The state chapter's membership is more than 25% Republican, said the source, and the committee didn't want those members to be ignored. When Huckabee spoke at the convention and participated in an interview with the state affiliate, deciding members felt it would be right to point that out to members. Only education and related positions were considered, and the board appreciated Huckabee's "strong views on public education," especially supporting the arts and music. The board might have felt differently if it had considered the former Arkansas governor's opinions on "social values issues" and "war issues," the source said.

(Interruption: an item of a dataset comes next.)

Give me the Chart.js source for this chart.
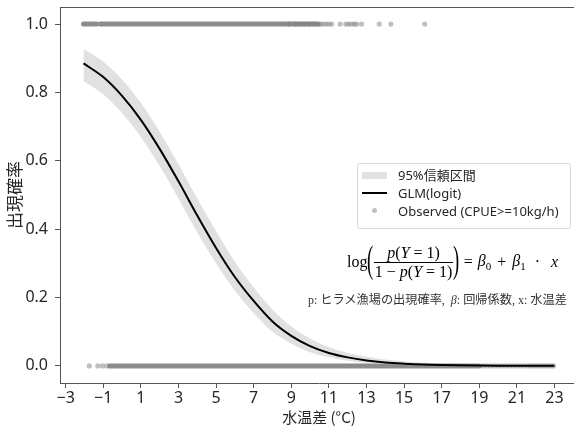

The state chapter's process began with its government relations committee (made up of 15 retired and active members appointed by the state president) and interviews with the candidates, according to Rick Trombley, director of public affairs for the state affiliate. Last Wednesday, committee members had the choice of not recommending any candidates, recommending one candidate or recommending multiple candidates to the executive board. At that time, it chose Clinton and Huckabee.
The board met Friday with the option of ratifying or not ratifying the committee's recommendation. It could not consider any recommendations other than the one given by the government relations committee. The chapter plans to announce its decision to members as early as this week and has asked the two candidates to be present.
Reg Weaver, president of the national NEA, said he met with all of the Democratic candidates and one Republican -- Huckabee -- in September, and would, in accordance with the NEA's process, make his recommendation to the national organization's PAC Council in the next couple weeks. The council will accept or reject his recommendation. He said he understands that some state affiliates, like New Mexico and North Carolina, have already endorsed their favorite sons, but he hopes other affiliates will wait to "concur or not concur" with his recommendation.
Scott McGilvray, president of the Manchester Education Association, endorsed Edwards Monday at a roundtable with about 20 teachers. The MEA is the largest of about 200 affililates of the New Hampshire state chapter of the National Education Association, according to the chapter's communications coordinator Carol Backus.
"He's put, in my belief, the most comprehensive education policy on the table of any of the candidates. He is a product -- his wife and family -- of public schools," McGilvray said in his introduction. "[He] was a big proponent, or is a big proponent, of unionized labor and lent his support to the Manchester Education Association in our contract fight earlier in the year and went out and reached out to the mayor and board of aldermen through a letter and conversation and assisted us greatly in that."